Agence France Presse (A.F.P.), Warsaw, Poland, Oct. 10, 2003



Former Polish president and Nobel peace laureate Lech Walesa said it was a 'big mistake' to award the Nobel peace prize to Iranian human rights activist and feminist lawyer Shirin Ebadi instead of Pope John Paul II. 'For me it is a big mistake, a bad mistake, an unfortunate mistake,' Walesa told Polish television after the choice was announced in Oslo. Walesa, who won the prestigious peace prize in 1983, described the selection as 'unbelievable, incredible,' and he appeared visibly annoyed on T.V.N. 24 as he watched the announcement on television from his home in the northern Polish town of Gdansk.

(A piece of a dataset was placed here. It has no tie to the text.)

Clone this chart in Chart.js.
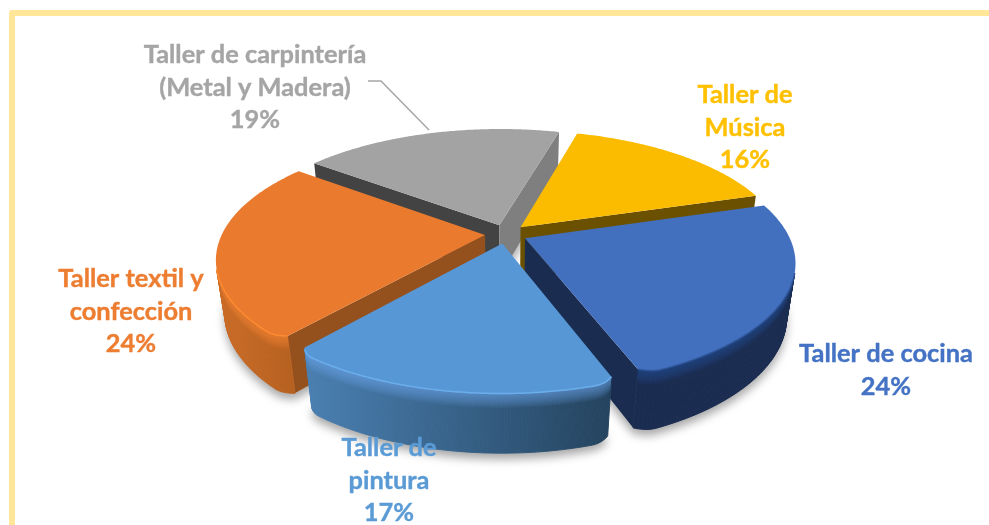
<!DOCTYPE html>
<html>
<head>
<meta charset="utf-8">
<title>Talleres</title>
<script src="https://cdn.jsdelivr.net/npm/chart.js@4"></script>
<style>
    html, body { margin: 0; padding: 0; background: #fff; overflow: hidden; }
    #Marco { position: absolute; left: 9px; top: 10px; width: 1100px; height: 600px; border: 6px solid #FFE699; border-radius: 3px; }
    #Grafico { position: absolute; left: 0; top: 0; }
</style>
</head>
<body>
<div id="Marco"></div>
<canvas id="Grafico" width="989" height="525"></canvas>
<script>
const TALLERES = [["Taller de", "Música"], ["Taller de cocina"], ["Taller de", "pintura"], ["Taller textil y", "confección"], ["Taller de carpintería", "(Metal y Madera)"]]
const VALORES = [16, 24, 17, 24, 19]
const COLORES = ["#FBBC00", "#4270BF", "#5797D5", "#EA7A2E", "#A3A3A3"]
const TEXTOS = ["#FFC000", "#4472C4", "#5B9BD5", "#ED7D31", "#A5A5A5"]
const CORTES = ["#6B5000", "#1A2C50", "#2A4D6E", "#94501D", "#434343"]
const CORTES_FIN = ["#6B5000", "#1A2C50", "#2A4D6E", "#94501D", "#7F7F7F"]
const BORDE_IZQ = ["#7F6000", "#1A2C50", "#4A80B2", "#CB6C28", "#7F7F7F"]
const BORDE_DER = ["#7F6000", "#1A2C50", "#24435E", "#B5601F", "#7F7F7F"]
const BRILLO = ["#FBBC00", "#2F5597", "#6DB0EE", "#FF8B33", "#A3A3A3"]
const ROTACION = 15.5

// centro y lineas base de cada etiqueta
const POS_ETIQUETAS = [[745, 103], [886, 362], [389, 456], [131, 287], [255, 63]]

// camara del pie 3D
const RADIO = 263
const INCLINACION = 0.447
const PERSPECTIVA = 0.19 / RADIO
const ALTO = 54
const FUGA = 0.03
const PASOS = 120
const REDONDEO = 0.03

function proyectar(c, X, Y, Z) {
    let w = 1 - PERSPECTIVA * Y + FUGA * Z
    return [c.x + X / w, c.y + (INCLINACION * Y + ALTO * Z) / w]
}

function trazar(ctx, puntos) {
    ctx.beginPath()
    puntos.forEach((p, i) => i == 0 ? ctx.moveTo(p[0], p[1]) : ctx.lineTo(p[0], p[1]))
    ctx.closePath()
}

// area con signo: negativa quiere decir que la cara mira a la camara
function mira(a, b, c, d) {
    let q = [a, b, c, d], s = 0
    for (let i = 0; i < 4; i++) {
        let n = q[(i + 1) % 4]
        s += q[i][0] * n[1] - n[0] * q[i][1]
    }
    return s < 0
}

// las esquinas de delante salen redondeadas, las de atras no
function radioEn(a, inicio, fin) {
    let margen = 4 * Math.PI / 180
    let d = Math.min(a - inicio, fin - a)
    if (d >= margen) return RADIO
    let esquina = d == a - inicio ? inicio : fin
    let peso = Math.max(0, Math.min(1, 0.2 + Math.sin(esquina)))
    let t = 1 - d / margen
    return RADIO * (1 - REDONDEO * peso * t * t)
}

function geometria(arc) {
    let s = RADIO / arc.outerRadius
    let medio = (arc.startAngle + arc.endAngle) / 2
    let ox = Math.cos(medio) * arc.options.offset * s
    let oy = Math.sin(medio) * arc.options.offset * s
    let sup = [], inf = []
    for (let i = 0; i <= PASOS; i++) {
        let a = arc.startAngle + (arc.endAngle - arc.startAngle) * i / PASOS
        let r = radioEn(a, arc.startAngle, arc.endAngle)
        let X = ox + r * Math.cos(a), Y = oy + r * Math.sin(a)
        sup.push(proyectar(arc, X, Y, 0))
        inf.push(proyectar(arc, X, Y, 1))
    }
    return { sup, inf, cs: proyectar(arc, ox, oy, 0), ci: proyectar(arc, ox, oy, 1), profundidad: oy + RADIO * 0.4 * Math.sin(medio) }
}

function mezcla(a, b, t) {
    return [a[0] + (b[0] - a[0]) * t, a[1] + (b[1] - a[1]) * t]
}

const pie3d = {
    id: "pie3d",
    beforeDatasetsDraw(chart) {
        let ctx = chart.ctx
        let arcos = chart.getDatasetMeta(0).data
        let orden = arcos.map((arc, i) => ({ i, g: geometria(arc) }))
        orden.sort((a, b) => a.g.profundidad - b.g.profundidad)

        // sombra suave debajo de todo
        ctx.save()
        ctx.shadowColor = "rgba(0,0,0,0.35)"
        ctx.shadowBlur = 10
        ctx.shadowOffsetY = 6
        ctx.fillStyle = "#ffffff"
        for (let { g } of orden) {
            trazar(ctx, [g.ci, ...g.inf])
            ctx.fill()
        }
        ctx.restore()

        for (let { i, g } of orden) {
            let { sup, inf, cs, ci } = g
            let ultimo = PASOS

            // caras de corte
            if (mira(cs, sup[0], inf[0], ci)) {
                trazar(ctx, [cs, sup[0], inf[0], ci])
                ctx.fillStyle = CORTES[i]
                ctx.fill()
            }
            if (mira(sup[ultimo], cs, ci, inf[ultimo])) {
                trazar(ctx, [sup[ultimo], cs, ci, inf[ultimo]])
                ctx.fillStyle = CORTES_FIN[i]
                ctx.fill()
            }

            // pared exterior
            let xs = sup.map(p => p[0])
            let grad = ctx.createLinearGradient(Math.min(...xs), 0, Math.max(...xs), 0)
            grad.addColorStop(0, BORDE_IZQ[i])
            grad.addColorStop(1, BORDE_DER[i])
            ctx.fillStyle = grad
            ctx.strokeStyle = grad
            ctx.lineWidth = 1
            for (let k = 0; k < PASOS; k++) {
                if (mira(sup[k], sup[k + 1], inf[k + 1], inf[k])) {
                    trazar(ctx, [sup[k], sup[k + 1], inf[k + 1], inf[k]])
                    ctx.fill()
                    ctx.stroke()
                }
            }

            // franja clara arriba de la pared, difuminada hacia abajo
            for (let paso = 1; paso <= 12; paso++) {
                ctx.save()
                ctx.globalAlpha = 0.07
                ctx.fillStyle = BRILLO[i]
                let ida = [], vuelta = []
                for (let k = 0; k <= PASOS; k++) {
                    if (k < PASOS && !mira(sup[k], sup[k + 1], inf[k + 1], inf[k])) continue
                    ida.push(sup[k])
                    vuelta.unshift(mezcla(sup[k], inf[k], paso * 0.02))
                }
                if (ida.length > 1) {
                    trazar(ctx, [...ida, ...vuelta])
                    ctx.fill()
                }
                ctx.restore()
            }

            // cara superior y canto
            trazar(ctx, [cs, ...sup])
            ctx.fillStyle = COLORES[i]
            ctx.fill()
            ctx.strokeStyle = BRILLO[i]
            ctx.lineWidth = 1.5
            for (let k = 0; k < PASOS; k++) {
                if (mira(sup[k], sup[k + 1], inf[k + 1], inf[k])) {
                    ctx.beginPath()
                    ctx.moveTo(sup[k][0], sup[k][1])
                    ctx.lineTo(sup[k + 1][0], sup[k + 1][1])
                    ctx.stroke()
                }
            }
        }
        return false
    },
    afterDraw(chart) {
        let ctx = chart.ctx
        ctx.save()

        // linea guia de carpinteria
        ctx.strokeStyle = "#A6A6A6"
        ctx.lineWidth = 1.5
        ctx.beginPath()
        ctx.moveTo(368, 81)
        ctx.lineTo(381, 81)
        ctx.lineTo(429, 130)
        ctx.stroke()

        ctx.font = "bold 25.4px Lato"
        ctx.textAlign = "center"
        ctx.textBaseline = "alphabetic"
        ctx.lineWidth = 0.4
        TALLERES.forEach((lineas, i) => {
            ctx.fillStyle = TEXTOS[i]
            ctx.strokeStyle = TEXTOS[i]
            let [x, y] = POS_ETIQUETAS[i]
            let todas = [...lineas, VALORES[i] + "%"]
            todas.forEach((t, n) => {
                ctx.fillText(t, x, y + n * 32.7)
                ctx.strokeText(t, x, y + n * 32.7)
            })
        })
        ctx.restore()
    }
}

new Chart(document.getElementById("Grafico"), {
    type: "pie",
    data: {
        labels: TALLERES,
        datasets: [{
            data: VALORES,
            backgroundColor: COLORES,
            borderWidth: 0,
            offset: 18
        }]
    },
    options: {
        responsive: false,
        animation: false,
        rotation: ROTACION,
        layout: { padding: { left: 23, bottom: 57 } },
        plugins: {
            legend: { display: false },
            tooltip: { enabled: false }
        }
    },
    plugins: [pie3d]
})
</script>
</body>
</html>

The ailing 83-year-old pope, a Pole, had been considered one of the favourites for the prize, alongside former Czech president Vaclav Havel. Walesa, a former leader of the Solidarity trade union and a fervent Roman Catholic, received much moral support from the Pope John Paul during his fight against communism. 'I do not want to call into question the committee's choice, but I am going to try and find out through my own contacts with the committee what weighed in favour of such a decision,' he said. 'The Pope has so many merits, he has tried to convince the big powers that peace is always a better solution than war. The one who has done the most in the world, for all religions, did not get the prize,' he said. However, he said he was not going to lodge an official protest. To protest against the choice 'would be an offence to the Pope. The Holy Father is bigger than the Nobel Peace Prize, than all the prizes in the world,' he added.